Abstract

Abstract:

Orhan Pamuk's 2008 novel, The Museum of Innocence, narrates a love story exploring themes of unstable identities, affective objects, and obsessive collecting set against the background of social change in Turkey and its manifestation in the urban landscape of Istanbul. In his museum of the same name, which opened in 2012, and its catalog, The Innocence of Objects, Pamuk articulates a clear political agenda through his "Modest Manifesto for Museums," which expresses deep suspicion of the relationship between the narratives of the past told through grand museums and the power of the state.

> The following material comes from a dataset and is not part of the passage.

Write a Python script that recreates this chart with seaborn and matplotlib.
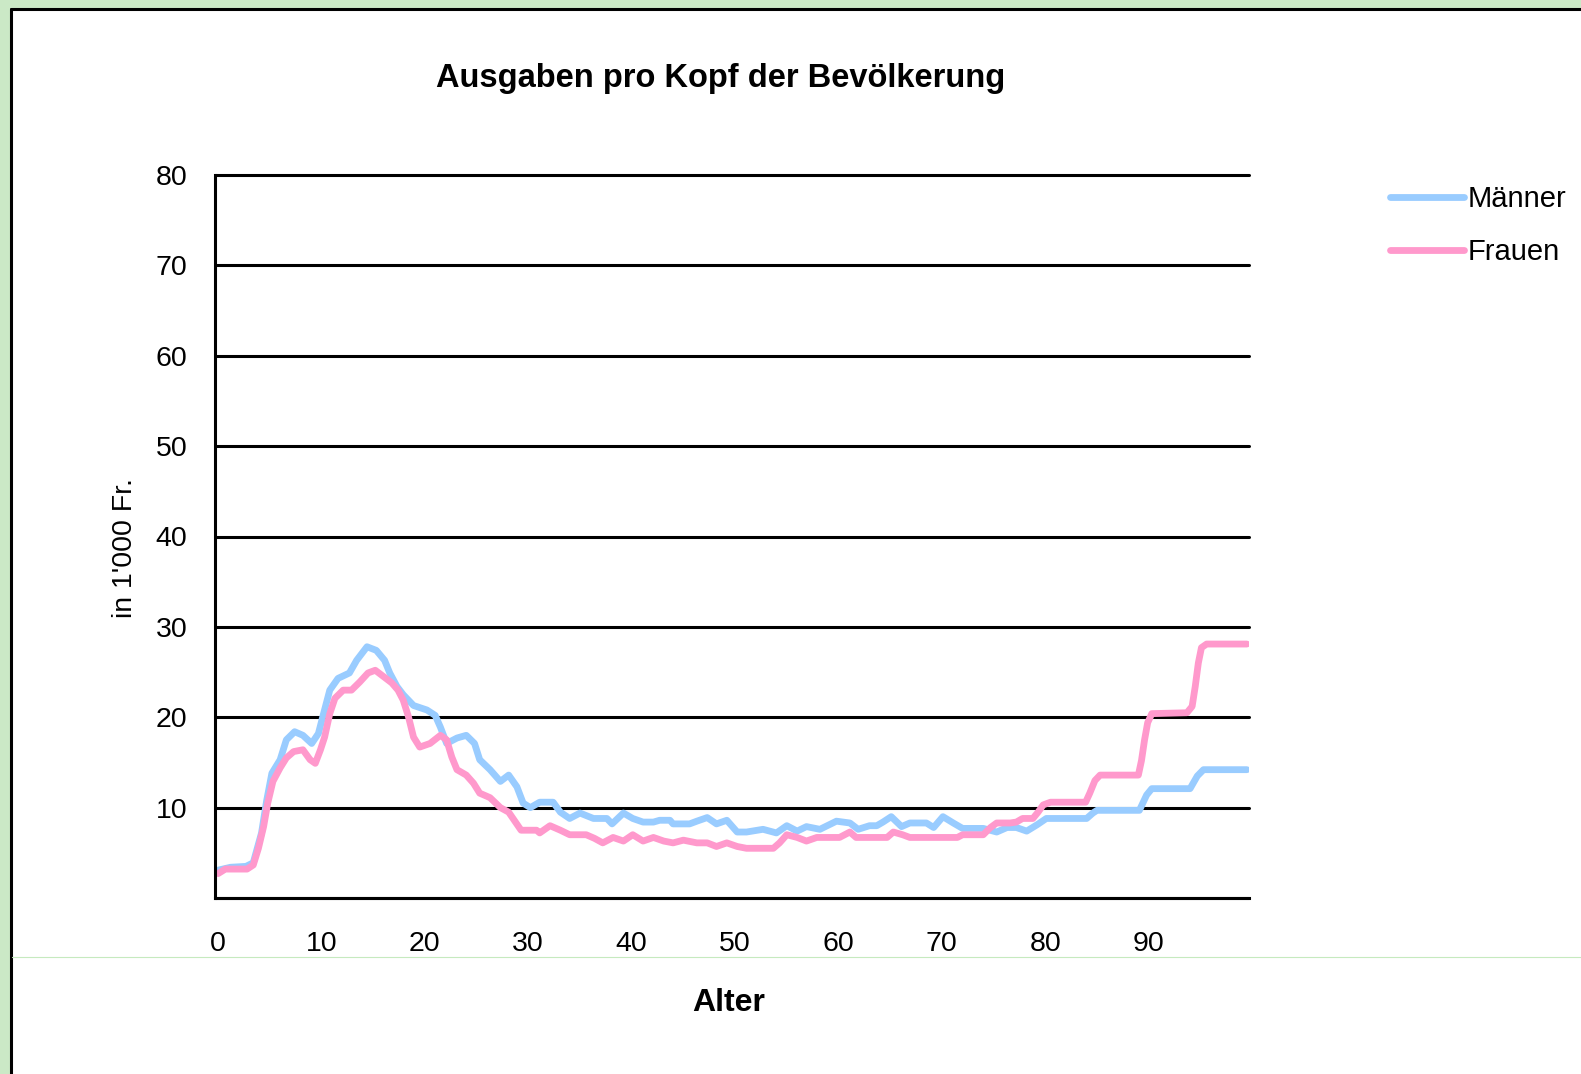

Pamuk's valuing of the everyday—the quotidian materiality of ordinary human lives—can be read as a critique of the concept of heritage significance and a reimagining of the field of heritage and museums where the material traces of the past are not uprooted from their neighborhoods but cared for at home and curated with love. I suggest that Pamuk's Museum of Innocence imagines a utopian future for heritage and museums that is centered on the constitution of empathic, materially mediated experiences of the everyday, particularly of joy, love, and happiness, emotions rarely encompassed or made visible through the frame of heritage. Pamuk's concern with experience and emotion, rather than representation, and with the vibrant materiality of objects, rather than representative collections, links to the scholarly shift in interest from what heritage might mean to what it might do.